University of Warwick Faculty Fellowships at the Alan Turing Institute: Call for Expressions of Interest
The Alan Turing Institute is the UK’s national institute for data science. Data science is the fundamental science behind data analytics, and draws on various existing sciences in response to that need: the mathematical sciences, the computing sciences, the social sciences, software engineering and domain expertise from multiple industries and sectors.
The Alan Turing Institute brings together researchers across all of these disciplines to advance this rapidly emerging new field of science, and develop methods and tools for extracting useful information from data.
The Institute is based at The British Library in London, and brings together researchers from the five founding universities (Cambridge, Edinburgh, Oxford, UCL and Warwick) and other partners. Its work encompasses a wide range of scientific disciplines and is relevant to a large number of business sectors (see https://turing.ac.uk for more information).
One way that researchers can work with Turing is through a faculty fellowship; this call is for academic staff working in data science (interpreted widely) to submit Expressions of Interest (EoI) in a fellowship. The fellowships will normally begin in academic year 2017/18 and can last up to 2 years. Faculty fellowships will take the form of funding a fraction of your time (typically 20-40% FTE). Faculty Fellowships are treated by the University and the departments as research fellowships similar to those won from Research Councils and other funders.
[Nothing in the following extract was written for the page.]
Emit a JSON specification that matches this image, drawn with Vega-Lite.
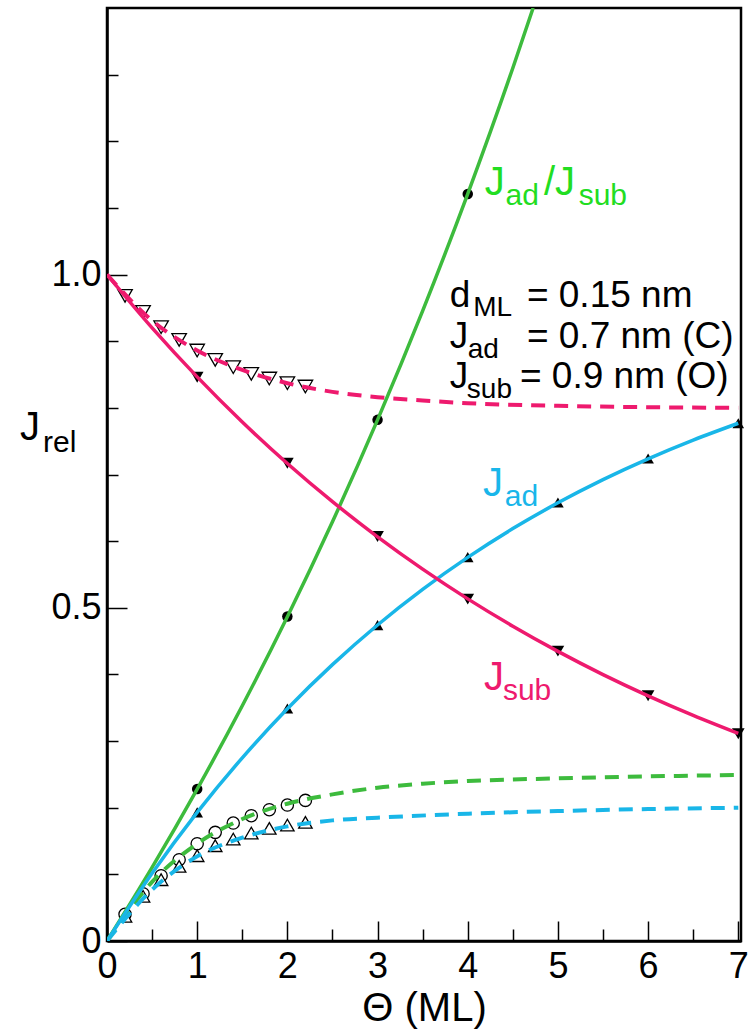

Outputs arising from FF's work at the ATI should be disseminated and published in the usual ways (including the Warwick affiliation).
This scheme corresponds to a significant investment of time in participating in the Institute’s interdisciplinary and multi-institutional research projects and programmes, whereby groups of Turing researchers work together to tackle a problem. Some of the current projects have stemmed from work with the Strategic Partners (Lloyds Register Foundation, GCHQ, Intel and HSBC. See https://www.turing.ac.uk/partners/ for details of the partners, and https://www.turing.ac.uk/research/ for more details of current research projects. .
The fellowship pays for the member of staff to devote a substantial fraction of their time to undertake research in data science and its applications at the Institute in London. Travel and subsistence costs to attend the Institute regularly will be supported. It is an excellent opportunity to forge links with the Institute and to be a part of building its research culture.
Applications are also possible from academics with full funding from other sources, subject to the agreement of the funder.
Your expression of interest should include a CV and a one-page statement of your proposed research and how your expertise is relevant to the Institute’s mission. Targeted application areas include (but are not limited to): Data Centric Engineering; Defence & Security; Culture & Media; Smart Cities; Financial Services; Health & Wellbeing. Research expertise is sought in topics including privacy, social data science, systems & platforms, and statistics. The current research strategy is at https://www.turing.ac.uk/news/the-alan-turing-institute-shaping-our-strategy/
You can find details of current ATI research and faculty fellows at https://www.turing.ac.uk/people/
Your research programme should explain how your expertise would be complemented across the founding university partners, and how it would connect with existing Turing Institute projects and programmes. Departmental approval will also be required, though this need not be before submitting your EoI.
The nature of these collaborations is flexible, with the emphasis on the quality of the science and the added value of undertaking the work at the Institute. It is expected that the funded time should be spent at the British Library, and you should detail your proposed pattern of work together with estimated travel and subsistence costs in your proposal (this can go beyond the one page limit for the research statement). If you are accepted, these costs will be funded by the Institute in addition to salary costs. Please include a clear statement of the percentage of your time that you propose to be funded by the fellowship.
Applications will be evaluated by members of the University’s Turing Institute steering group and senior members of the Turing Institute. Evaluation will be based on research excellence and alignment with Turing Institute priorities. We expect the evaluation process to take 1-2 months.
There will be a briefing meeting giving more details about the Institute’s scientific strategy and research priorities, and the opportunity for questions about the fellowship scheme. It will be held in 1.04 in the Oculus building 2-3pm on Tuesday 25th April.